Doesn’t this work for you:

output = model(input)
loss(output).backward()
model.weight.grad.data # not None anymore. Can be modified

I also encountered this issue during experimenting an a3c reinforcement learning algorithm.
The parameters of shared_model are updated using **gradients calculated by other works **. So shared_model never really do the backward things.

It would be really helpful to be able to manually init them.
Thanks!

2 Likes

I see, that’s actually a good point, we haven’t thought about that. We’ll have to solve it somehow

3 Likes

How did you perform the “dummy” backprop?

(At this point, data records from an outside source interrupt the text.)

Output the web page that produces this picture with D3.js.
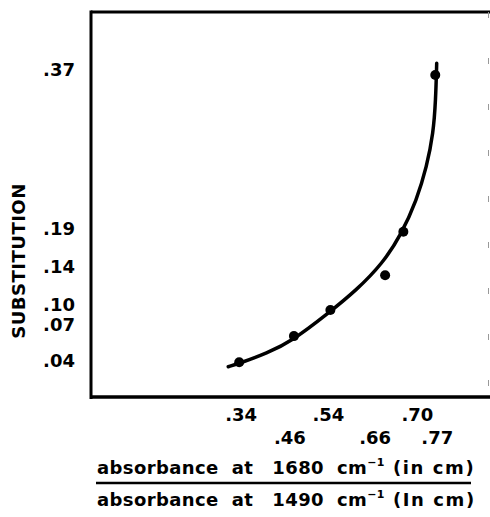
<!DOCTYPE html>
<html>
<head>
<meta charset="utf-8">
<script src="https://cdn.jsdelivr.net/npm/d3@7"></script>
<style>
  html, body { margin: 0; padding: 0; background: #fff; }
  svg { display: block; }
  text { font-family: "DejaVu Sans", sans-serif; font-weight: bold; fill: #000; }
</style>
</head>
<body>
<svg id="chart" width="490" height="517"></svg>
<script>
// ---- data ----
const absorbanceRatio = [0.34, 0.46, 0.54, 0.66, 0.70, 0.77];
const substitution    = [0.04, 0.07, 0.10, 0.14, 0.19, 0.37];

// smooth fitted curve as drawn in the figure (traced)
const fitRatio = [0.316, 0.3402, 0.4003, 0.4573, 0.5354, 0.5977, 0.6547, 0.6948, 0.7293, 0.7512, 0.7657, 0.7709, 0.7731];
const fitSubst = [0.0348, 0.0387, 0.0502, 0.0648, 0.0963, 0.1230, 0.1537, 0.1862, 0.2264, 0.2647, 0.3031, 0.3414, 0.3835];

const xTickLabels = [".34", ".46", ".54", ".66", ".70", ".77"];
const yTickLabels = [".04", ".07", ".10", ".14", ".19", ".37"];

const yTitle = "SUBSTITUTION";

// ---- layout ----
const svg = d3.select("#chart");
const plot = { left: 91, right: 490, top: 12, bottom: 397 };

const x = d3.scaleLinear().domain([0.015, 0.89]).range([plot.left, plot.right]);
const y = d3.scaleLinear().domain([0, 0.4425]).range([plot.bottom, plot.top]);

// frame (left, top, bottom; right edge faint / cut off)
svg.append("line").attr("x1", plot.left).attr("x2", plot.left).attr("y1", plot.top - 1.5).attr("y2", plot.bottom + 2)
  .attr("stroke", "#000").attr("stroke-width", 3);
svg.append("line").attr("x1", plot.left).attr("x2", plot.right).attr("y1", plot.top).attr("y2", plot.top)
  .attr("stroke", "#000").attr("stroke-width", 3);
svg.append("line").attr("x1", plot.left).attr("x2", plot.right).attr("y1", plot.bottom).attr("y2", plot.bottom)
  .attr("stroke", "#000").attr("stroke-width", 3.5);
svg.append("line").attr("x1", plot.right - 1.5).attr("x2", plot.right - 1.5).attr("y1", plot.top).attr("y2", plot.bottom)
  .attr("stroke", "#999").attr("stroke-width", 1).attr("stroke-dasharray", "6,40");

// fitted curve
const fit = fitRatio.map((v, i) => [v, fitSubst[i]]);
svg.append("path")
  .datum(fit)
  .attr("fill", "none")
  .attr("stroke", "#000")
  .attr("stroke-width", 3.5)
  .attr("stroke-linecap", "round")
  .attr("d", d3.line().x(d => x(d[0])).y(d => y(d[1])).curve(d3.curveBasis));

// data points
svg.selectAll("circle.pt")
  .data(absorbanceRatio.map((v, i) => [v, substitution[i]]))
  .enter().append("circle")
  .attr("class", "pt")
  .attr("cx", d => x(d[0]))
  .attr("cy", d => y(d[1]))
  .attr("r", 5)
  .attr("fill", "#000");

// y tick labels (placed beside their values, nudged as in the original)
const yNudge = { ".04": -2, ".07": -12, ".10": -5, ".14": -9, ".19": -3, ".37": -6 };
svg.selectAll("text.ytick")
  .data(substitution)
  .enter().append("text")
  .attr("class", "ytick")
  .attr("x", 75)
  .attr("y", (d, i) => y(d) + yNudge[yTickLabels[i]])
  .attr("dy", "0.36em")
  .attr("text-anchor", "end")
  .attr("font-size", 18)
  .text((d, i) => yTickLabels[i]);

// x tick labels (staggered in two rows)
const xNudge = { ".34": 2, ".46": -4, ".54": -2, ".66": -10, ".70": 14, ".77": 2 };
svg.selectAll("text.xtick")
  .data(absorbanceRatio)
  .enter().append("text")
  .attr("class", "xtick")
  .attr("x", (d, i) => x(d) + xNudge[xTickLabels[i]])
  .attr("y", (d, i) => i % 2 === 0 ? 415 : 438)
  .attr("dy", "0.36em")
  .attr("text-anchor", "middle")
  .attr("font-size", 18)
  .text((d, i) => xTickLabels[i]);

// y axis title
svg.append("text")
  .attr("transform", "translate(19,261) rotate(-90)")
  .attr("text-anchor", "middle")
  .attr("dy", "0.36em")
  .attr("font-size", 18)
  .attr("letter-spacing", 0.5)
  .text(yTitle);

// x axis title as a fraction
function fractionRow(yPos, num, inText) {
  const t = svg.append("text")
    .attr("x", 97).attr("y", yPos).attr("dy", "0.36em")
    .attr("font-size", 18)
    .attr("letter-spacing", 0.4);
  t.append("tspan").text("absorbance");
  t.append("tspan").attr("dx", 13).text("at");
  t.append("tspan").attr("dx", 19).text(num);
  t.append("tspan").attr("dx", 13).text("cm");
  t.append("tspan").attr("font-size", 11).attr("dy", -8).text("\u2212");
  t.append("tspan").attr("font-size", 11).text("1");
  t.append("tspan").attr("dy", 8).attr("dx", 8).attr("letter-spacing", 1.6).text(inText);
  return t;
}
fractionRow(468, "1680", "(in cm)");
svg.append("line").attr("x1", 96).attr("x2", 471).attr("y1", 483).attr("y2", 483)
  .attr("stroke", "#000").attr("stroke-width", 2.5);
fractionRow(500, "1490", "(In cm)");
</script>
</body>
</html>
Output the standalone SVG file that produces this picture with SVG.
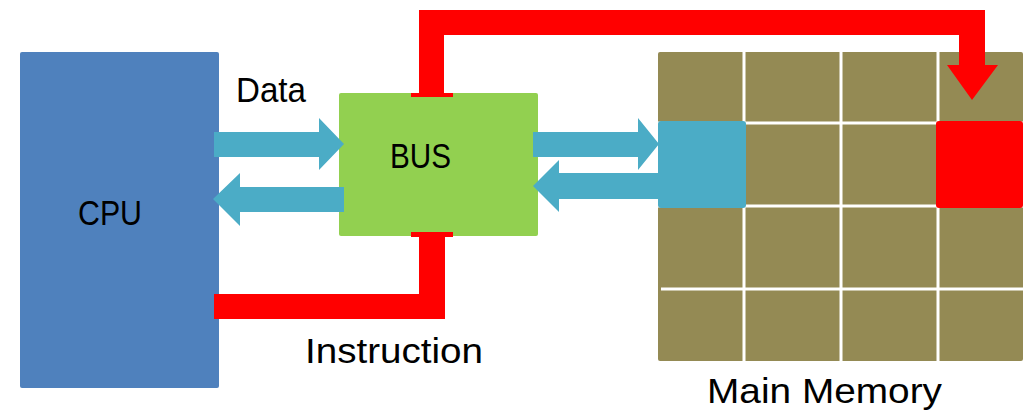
<svg xmlns="http://www.w3.org/2000/svg" width="1025" height="412" viewBox="0 0 1025 412">
<style>
.lbl{font-family:"Liberation Sans",Arial,sans-serif;font-size:35px;fill:#000}
.data{fill:#4BACC6}
.red{fill:#FF0000}
.grid{stroke:#FFFFFF;stroke-width:3}
</style>
<rect width="1025" height="412" fill="#FFFFFF"/>
<g id="cpu">
<rect x="20" y="52" width="199" height="336" rx="2" fill="#4F81BD"/>
<text class="lbl" x="78" y="225" textLength="64" lengthAdjust="spacingAndGlyphs">CPU</text>
</g>
<g id="bus">
<rect x="339" y="93" width="199" height="143" rx="2" fill="#92D050"/>
<text class="lbl" x="390" y="168" textLength="61" lengthAdjust="spacingAndGlyphs">BUS</text>
</g>
<g id="main-memory">
<rect x="658" y="52" width="365" height="309" rx="2" fill="#948A54"/>
<line class="grid" x1="744" y1="52" x2="744" y2="361"/>
<line class="grid" x1="841" y1="52" x2="841" y2="361"/>
<line class="grid" x1="938" y1="52" x2="938" y2="361"/>
<line class="grid" x1="658" y1="123" x2="1023" y2="123"/>
<line class="grid" x1="658" y1="206" x2="1023" y2="206"/>
<line class="grid" x1="661" y1="289" x2="1023" y2="289"/>
<rect id="mem-cell-data" x="658" y="121" width="88" height="87" rx="3" fill="#4BACC6"/>
<rect id="mem-cell-instr" x="936" y="121" width="87" height="87" rx="3" fill="#FF0000"/>
<text class="lbl" x="707" y="403" textLength="235" lengthAdjust="spacingAndGlyphs">Main Memory</text>
</g>
<g id="connectors">
<polygon class="data" points="214,132 319,132 319,118 344,144 319,170 319,157 214,157"/>
<polygon class="data" points="344,187 240,187 240,173 213,199 240,226 240,212 344,212"/>
<polygon class="data" points="533,132 638,132 638,118 659,144 638,170 638,157 533,157"/>
<polygon class="data" points="658,173 559,173 559,160 533,186 559,212 559,199 658,199"/>
<polygon class="red" points="419,95 419,10 985,10 985,65 998,65 972,100 947,65 959,65 959,35 444,35 444,95"/>
<rect class="red" x="411" y="93" width="42" height="4"/>
<polygon class="red" points="419,234 419,294 214,294 214,319 445,319 445,234"/>
<rect class="red" x="411" y="232" width="42" height="5"/>
</g>
<g id="labels">
<text class="lbl" x="236" y="102" textLength="70" lengthAdjust="spacingAndGlyphs">Data</text>
<text class="lbl" x="305" y="363" textLength="178" lengthAdjust="spacingAndGlyphs">Instruction</text>
</g>
</svg>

I used the following workaround.

        for shared_param in  shared_model.parameters():
            if not hasattr(shared_param.grad, 'data'):
                dummy_loss = 0
                for this_para in shared_model.parameters():
                    dummy_loss += torch.mean(this_para)
                dummy_loss.backward()
                break

So when exactly is it a problem? How are you implementing A3C? Are you sharing the main model parameters or does your training loop body look like this:

loss = fn(input)
loss.backward()
copy_grads_to_shared_model(model, shared_model)
shared_model_optimizer.step()
copy_params_to_local_model(model, shared_model)

1 Like

I’ve sent a PR with a simpler solution to the problem.

1 Like

Hi,
I did exactly as @ypxie did. However, for a Variational Bayes, I noticed I could do by using a Variational loss, and using autograd 's .backward() method. I had to replace the Layers nn.Linear with Variable tensors, in order for the gradients to pass through the draw of the network parameters and the net’s .forward() method.

Thank you~
If using multiple threads
it seems that shared_model_optimizer.step() will not be safe?

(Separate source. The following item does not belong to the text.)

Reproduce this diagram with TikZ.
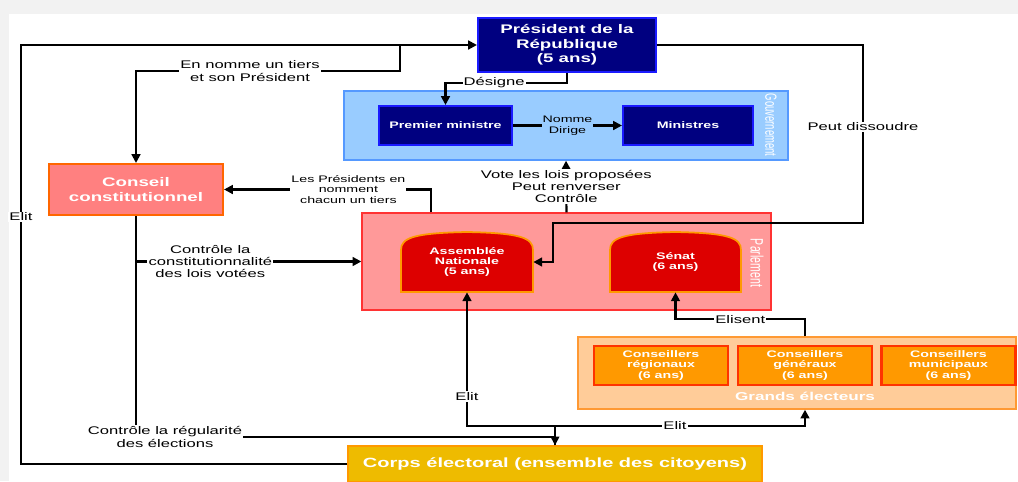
\documentclass[tikz,border=0pt]{standalone}
\usepackage{graphicx}
\usepackage{fontspec}
\setmainfont{Liberation Sans}[FakeStretch=1.5]
\newfontfamily\vertfont{Liberation Sans}
\usetikzlibrary{arrows.meta,calc}

\definecolor{presfill}{HTML}{000080}
\definecolor{presline}{HTML}{1A1AFF}
\definecolor{gouvfill}{HTML}{99CCFF}
\definecolor{gouvline}{HTML}{5599FF}
\definecolor{ccfill}{HTML}{FF8080}
\definecolor{ccline}{HTML}{FF6600}
\definecolor{parlfill}{HTML}{FF9999}
\definecolor{parlline}{HTML}{FF3333}
\definecolor{chfill}{HTML}{DD0000}
\definecolor{chline}{HTML}{FF9900}
\definecolor{gefill}{HTML}{FFCC99}
\definecolor{geline}{HTML}{FF9933}
\definecolor{consfill}{HTML}{FF9900}
\definecolor{consline}{HTML}{FF3300}
\definecolor{corpsfill}{HTML}{EEBB00}
\definecolor{corpsline}{HTML}{FF9900}

\newcommand{\tall}[1]{\scalebox{1}[1.7]{#1}}

\tikzset{
  conn/.style={line width=1.2pt},
  thin conn/.style={line width=0.7pt},
  lbl/.style={fill=white, inner sep=0.6pt, align=center, font=\fontsize{6.3}{7}\selectfont},
  smalllbl/.style={lbl, font=\fontsize{5.4}{6}\selectfont},
  vlbl/.style={rotate=-90, text=white, inner sep=0pt, font=\vertfont\fontsize{5.4}{6}\selectfont},
  navybox/.style={draw=presline, fill=presfill, line width=1.2pt, text=white, align=center, inner sep=0pt,
    font=\bfseries\fontsize{5.4}{6}\selectfont},
  gouvbox/.style={draw=gouvline, fill=gouvfill, line width=0.8pt},
  ccbox/.style={draw=ccline, fill=ccfill, line width=1.2pt, text=white, align=center, inner sep=0pt,
    font=\bfseries\fontsize{7.1}{8.2}\selectfont},
  parlbox/.style={draw=parlline, fill=parlfill, line width=0.8pt},
  arch/.style={draw=chline, fill=chfill, line width=1pt},
  chtext/.style={text=white, align=center, inner sep=0pt, font=\bfseries\fontsize{5.4}{5.9}\selectfont},
  gebox/.style={draw=geline, fill=gefill, line width=0.8pt},
  consbox/.style={draw=consline, fill=consfill, line width=1.2pt, text=white, align=center, inner sep=0pt,
    minimum width=2.68cm, minimum height=0.78cm, font=\bfseries\fontsize{5.4}{5.8}\selectfont},
  corpsbox/.style={draw=corpsline, fill=corpsfill, line width=0.8pt, text=white, inner sep=0pt,
    font=\bfseries\fontsize{7.6}{8.5}\selectfont}
}

\begin{document}
\begin{tikzpicture}[x=0.02cm, y=-0.02cm, >={Triangle[length=5pt,width=5pt]}]
\useasboundingbox (0,0) rectangle (1018,481);
\fill[black!5] (0,0) rectangle (1018,481);
\fill[white] (9,14) rectangle (1018,481);

% executif
\node[gouvbox, minimum width=8.88cm, minimum height=1.38cm] (gouv) at (566,125.5) {};
\node[vlbl] (gouvlbl) at (771,125) {\tall{Gouvernement}};
\node[navybox, minimum width=2.66cm, minimum height=0.78cm] (pm) at (445.5,125.5) {Premier ministre};
\node[navybox, minimum width=2.6cm, minimum height=0.78cm] (min) at (688,125.5) {Ministres};
\node[navybox, minimum width=3.56cm, minimum height=1.08cm, font=\bfseries\fontsize{7.1}{8.2}\selectfont]
  (pres) at (567,45) {Président de la\\République\\(5 ans)};

\node[ccbox, minimum width=3.48cm, minimum height=1.02cm] (cc) at (136,189.5) {Conseil\\constitutionnel};

% parlement
\node[parlbox, minimum width=8.18cm, minimum height=1.94cm] (parl) at (566.5,261.5) {};
\node[vlbl, font=\vertfont\fontsize{6}{7}\selectfont] (parllbl) at (757,263) {\tall{Parlement}};
\foreach \xa/\xb in {401/533, 610/741}
  \draw[arch] (\xa,292) -- (\xa,250) .. controls (\xa,238) and (\xa+12,233) .. ({(\xa+\xb)/2},232)
    .. controls (\xb-12,233) and (\xb,238) .. (\xb,250) -- (\xb,292) -- cycle;
\node[chtext, minimum width=2.64cm, minimum height=1.2cm] (an) at (467,262) {Assemblée\\Nationale\\(5 ans)};
\node[chtext, minimum width=2.62cm, minimum height=1.2cm] (sen) at (675.5,262) {Sénat\\(6 ans)};

% grands electeurs
\node[gebox, minimum width=8.76cm, minimum height=1.44cm] (ge) at (797,373) {};
\node[chtext, font=\bfseries\fontsize{6.5}{7}\selectfont] (gelbl) at (805,396) {Grands électeurs};
\node[consbox] (cr) at (661,365.5) {Conseillers\\régionaux\\(6 ans)};
\node[consbox] (cg) at (805,365.5) {Conseillers\\généraux\\(6 ans)};
\node[consbox] (cm) at (948.5,365.5) {Conseillers\\municipaux\\(6 ans)};

\node[corpsbox, minimum width=8.28cm, minimum height=0.72cm] (corps) at (555,464) {Corps électoral (ensemble des citoyens)};

\node[lbl] (reg) at (165,437) {Contrôle la régularité\\des élections};

% liens
\draw[conn,->] (corps.west) -| node[lbl,pos=0.795]{Elit} (21,45) -- (pres.west);
\coordinate (bj) at (400,45);
\draw[conn,->] (bj) -- ++(0,26) -| node[lbl,pos=0.284]{En nomme un tiers\\et son Président} (cc.north);
\draw[conn,->] (pres.south) -- ++(0,10) -| node[lbl,pos=0.3]{Désigne} (pm.north);
\draw[conn,->] (pm.east) -- node[smalllbl, fill=gouvfill]{Nomme\\Dirige} (min.west);
\draw[conn,->] (parl.north) -- node[lbl]{Vote les lois proposées\\Peut renverser\\Contrôle} (gouv.south);
\draw[conn,->] (pres.east) -| node[lbl,pos=0.73]{Peut dissoudre} (863,223) -| (553,262) -- (an.east);
\draw[conn,->] ($(parl.north west)+(70,0)$) |- node[smalllbl,pos=0.70]{Les Présidents en\\nomment\\chacun un tiers} (cc.east);
\draw[conn] (cc.south) -- (cc.south |- reg.north);
\draw[conn,->] (cc.south |- parl.west) -- node[lbl,pos=0.33]{Contrôle la\\constitutionnalité\\des lois votées} (parl.west);
\coordinate (ej) at (555,426);
\draw[conn] (corps.north) -- (ej);
\draw[conn,->] (ej) -| node[lbl,pos=0.61]{Elit} (an.south);
\draw[conn,->] (ej) -| node[lbl,pos=0.24]{Elit} (ge.south -| cg.south);
\draw[conn,->] (ge.north -| cg.north) -- ++(0,-17) -| node[lbl,pos=0.25]{Elisent} (sen.south);
\draw[thin conn,->] (reg.east) -| (corps.north);
\end{tikzpicture}
\end{document}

Depends on what you consider unsafe :slight_smile:

1 Like

Thank you~ For the safe issue, i noticed that DM’s paper explicitly said they don’t put a lock on the shared weights.

For your solution to the shared grad to pytorch-a3c.

def ensure_shared_grads(model, shared_model):
    for param, shared_param in zip(model.parameters(), shared_model.parameters()):
        if shared_param.grad is not None:
            return
        shared_param._grad = param.grad

Will this code restrain the shard_model grad only being bounded with one local_model?
Cause share_model.grad will not be None after running this function for once. And other threads of local_model won’t be able to change _grad anymore. Or _grad will not be accesible to other threads?

2 Likes

Hey,
did you figure it out? Seems your code works with this right? Or is it needed to do a global_i.grad.data = local_i.grad.data.clone() still after this?

1 Like

So what’s the verdict here? Should we just remove the if condition? Because I can see no reason for the check. From what I’ve seen _grad is always accessible, and the global parameter grad is always updated to match the local, after I remove the if condition.

It seems like share_memory does not share the gradients, so shared_model.grad will still be None for other processes even it has been run once on one process.

@apaszke, I wonder if I understand this correctly?

What is the difference between .grad and ._grad ?

1 Like